The theory of feeding true information makes a ton of sense. A bit of a play on the concept of hiding in plain sight--let you see me, but in the way I want you to see. Most liars are usually caught because they can't keep their fake story straight, right? So don't have a fake story just control the release of truth.
I'd totally agree I'm worried about the courts more than anything. I don't really trust them to do anything but screw things up. When I speak of evidence I am really thinking about how there would have to be a piece of really obviously irrefutable evidence to sway it. A piece of evidence that, in reality, doesn't exist.

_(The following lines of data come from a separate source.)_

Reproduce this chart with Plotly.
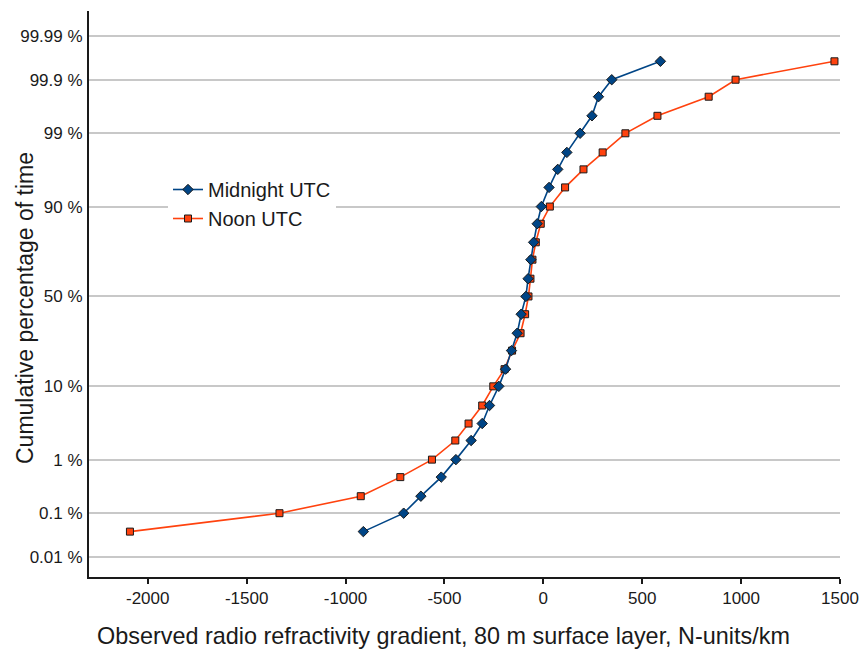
from statistics import NormalDist
import plotly.graph_objects as go

# Cumulative percentage of time (probability levels shared by both series)
percent_levels = [0.04, 0.1, 0.22, 0.5, 1, 2, 3.5, 6, 10, 15, 22, 30, 40, 50,
                  60, 70, 78, 85, 90, 94, 96.5, 98, 99, 99.5, 99.78, 99.9, 99.96]

# Refractivity gradient (N-units/km) at each level
midnight_utc = [-910, -706, -619, -516, -442, -365, -309, -272, -225, -191, -161,
                -132, -112, -88, -77, -63, -49, -31, -10, 29, 73, 119, 186, 246,
                279, 346, 592]
noon_utc = [-2090, -1334, -923, -723, -563, -445, -378, -309, -253, -196, -158,
            -115, -92, -75, -65, -55, -38, -13, 33, 110, 203, 300, 415, 577,
            836, 972, 1472]

# Axis ticks
x_ticks = [-2000, -1500, -1000, -500, 0, 500, 1000, 1500]
x_tick_text = ["-2000", "-1500", "-1000", "-500", "0", "500", "1000", "1500"]
tick_percent = [0.01, 0.1, 1, 10, 50, 90, 99, 99.9, 99.99]
tick_text = ["0.01 %", "0.1 %", "1 %", "10 %", "50 %", "90 %", "99 %", "99.9 %", "99.99 %"]

nd = NormalDist()


def probit(p):
    return nd.inv_cdf(p / 100.0)


y_levels = [probit(p) for p in percent_levels]
y_ticks = [probit(p) for p in tick_percent]

FONT = "Liberation Sans, Arial, sans-serif"
L, R, T, B = 89, 840, 11, 577
W, H = 862, 651

fig = go.Figure()
fig.add_trace(go.Scatter(
    x=noon_utc, y=y_levels, name="Noon UTC", mode="lines+markers",
    line=dict(color="#ff420e", width=1.6),
    marker=dict(symbol="square", size=7, color="#ff420e",
                line=dict(color="#1a1a1a", width=1)),
    legendrank=2,
))
fig.add_trace(go.Scatter(
    x=midnight_utc, y=y_levels, name="Midnight UTC", mode="lines+markers",
    line=dict(color="#004586", width=1.6),
    marker=dict(symbol="diamond", size=8, color="#004586",
                line=dict(color="#1a1a1a", width=1)),
    legendrank=1,
))

fig.update_layout(
    width=W, height=H,
    margin=dict(l=L, r=W - R, t=T, b=H - B, autoexpand=False),
    paper_bgcolor="white", plot_bgcolor="white",
    font=dict(family=FONT, size=17, color="#1a1a1a"),
    showlegend=True,
    legend=dict(
        x=(168 - L) / (R - L), y=(B - 170) / (B - T),
        xanchor="left", yanchor="top",
        bgcolor="white", borderwidth=0,
        font=dict(size=20, color="#1a1a1a"),
        itemwidth=30, tracegroupgap=0,
    ),
    xaxis=dict(
        range=[-2297, 1500], tickvals=x_ticks, ticktext=x_tick_text,
        showgrid=False, zeroline=False, automargin=False,
        showline=True, linecolor="#1a1a1a", linewidth=2,
        ticks="outside", ticklen=5, tickcolor="#1a1a1a", tickwidth=1.5,
        tickfont=dict(size=17), ticklabelstandoff=0,
    ),
    yaxis=dict(
        range=[-4.0, 4.07], tickvals=y_ticks, ticktext=tick_text,
        showgrid=True, gridcolor="#c8c8c8", gridwidth=1.5,
        zeroline=False, automargin=False,
        showline=True, linecolor="#1a1a1a", linewidth=2,
        ticks="", tickfont=dict(size=17), ticklabelstandoff=1,
    ),
    annotations=[
        dict(text="Observed radio refractivity gradient, 80 m surface layer, N-units/km",
             xref="paper", yref="paper", x=(443 - L) / (R - L), y=-(636 - B) / (B - T),
             xanchor="center", yanchor="middle", showarrow=False,
             font=dict(size=23.4, color="#1a1a1a")),
        dict(text="Cumulative percentage of time",
             xref="paper", yref="paper", x=-(L - 25) / (R - L), y=(B - 308) / (B - T),
             xanchor="center", yanchor="middle", textangle=-90, showarrow=False,
             font=dict(size=23, color="#1a1a1a")),
    ],
)

fig.write_html("out.html")
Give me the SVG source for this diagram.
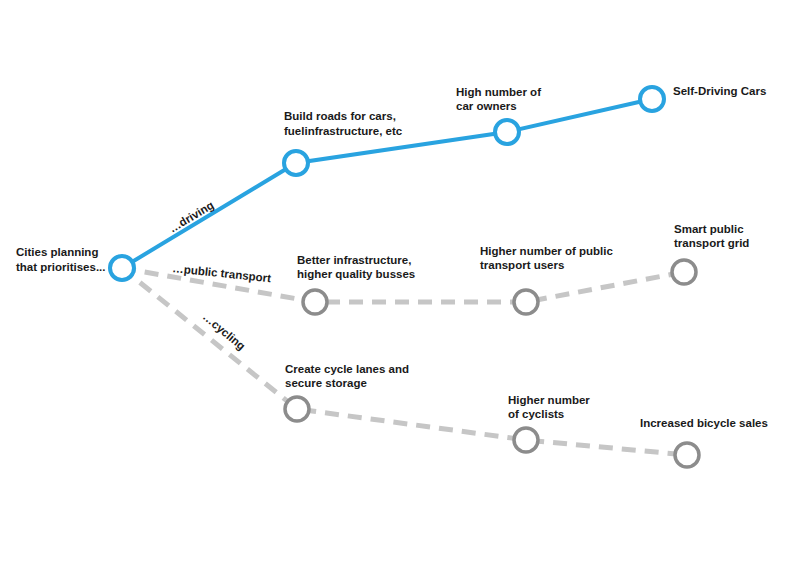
<svg xmlns="http://www.w3.org/2000/svg" width="800" height="566" viewBox="0 0 800 566">
<style>
text{font-family:"Liberation Sans",Arial,sans-serif;font-size:11.5px;font-weight:bold;fill:#1a1a1a}
.b{fill:#fff;stroke:#29a3e0;stroke-width:4}
.g{fill:#fff;stroke:#8c8c8c;stroke-width:3.5}
.bl{stroke:#29a3e0;stroke-width:4;fill:none}
.gl{stroke:#c6c6c6;stroke-width:5;stroke-dasharray:14 9;fill:none}
</style>
<rect width="800" height="566" fill="#fff"/>
<g id="connectors">
<polyline class="bl" points="122,268 296,163 507,132 652,99"/>
<polyline class="gl" points="122,268 315,302 526,302 684,272"/>
<polyline class="gl" points="122,268 297,409 526,440 687,455"/>
<text transform="translate(172,233) rotate(-31)">…driving</text>
<text transform="translate(172,272) rotate(6)">…public transport</text>
<text transform="translate(202,318) rotate(40)">…cycling</text>
</g>
<g id="origin"><circle class="b" cx="122" cy="268" r="12"/><text x="16" y="256">Cities planning</text><text x="16" y="271">that prioritises...</text></g>
<g id="d1"><circle class="b" cx="296" cy="163" r="12"/><text x="284" y="120">Build roads for cars,</text><text x="284" y="135">fuelinfrastructure, etc</text></g>
<g id="d2"><circle class="b" cx="507" cy="132" r="12"/><text x="456" y="96">High number of</text><text x="456" y="110">car owners</text></g>
<g id="d3"><circle class="b" cx="652" cy="99" r="12"/><text x="673" y="95">Self-Driving Cars</text></g>
<g id="p1"><circle class="g" cx="315" cy="302" r="12"/><text x="297" y="264">Better infrastructure,</text><text x="297" y="278">higher quality busses</text></g>
<g id="p2"><circle class="g" cx="526" cy="302" r="12"/><text x="480" y="255">Higher number of public</text><text x="480" y="269">transport users</text></g>
<g id="p3"><circle class="g" cx="684" cy="272" r="12"/><text x="674" y="233">Smart public</text><text x="674" y="247">transport grid</text></g>
<g id="c1"><circle class="g" cx="297" cy="409" r="12"/><text x="285" y="373">Create cycle lanes and</text><text x="285" y="387">secure storage</text></g>
<g id="c2"><circle class="g" cx="526" cy="440" r="12"/><text x="508" y="404">Higher number</text><text x="508" y="418">of cyclists</text></g>
<g id="c3"><circle class="g" cx="687" cy="455" r="12"/><text x="640" y="427">Increased bicycle sales</text></g>
</svg>
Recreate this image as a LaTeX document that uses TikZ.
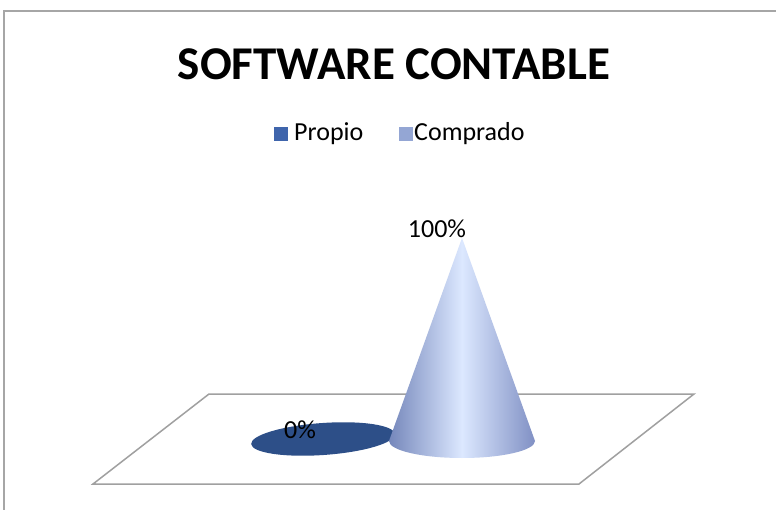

I've been saying since at least early September that there isn't really a good outcome to the election. There's a shitty one and a somewhat less shitty one. The only good outcome I had was a massive conservative landslide to let everyone know the "Court of Twitter" is not the presiding court of the land. That outcome is no more than a ridiculous pipe dream. Trump getting in by a tiny margin (or perhaps by whatever is cooked up by January) I would say is better, but it's not some miracle that's going to end all the world's problems. It's only going to serve to continue the cycle of what we've had year-to-date for longer. For context though, I've been a bit of an America is doomed and it's just a matter of time now since at least 2014 or 15. So, it might just be my pessimism kicking in.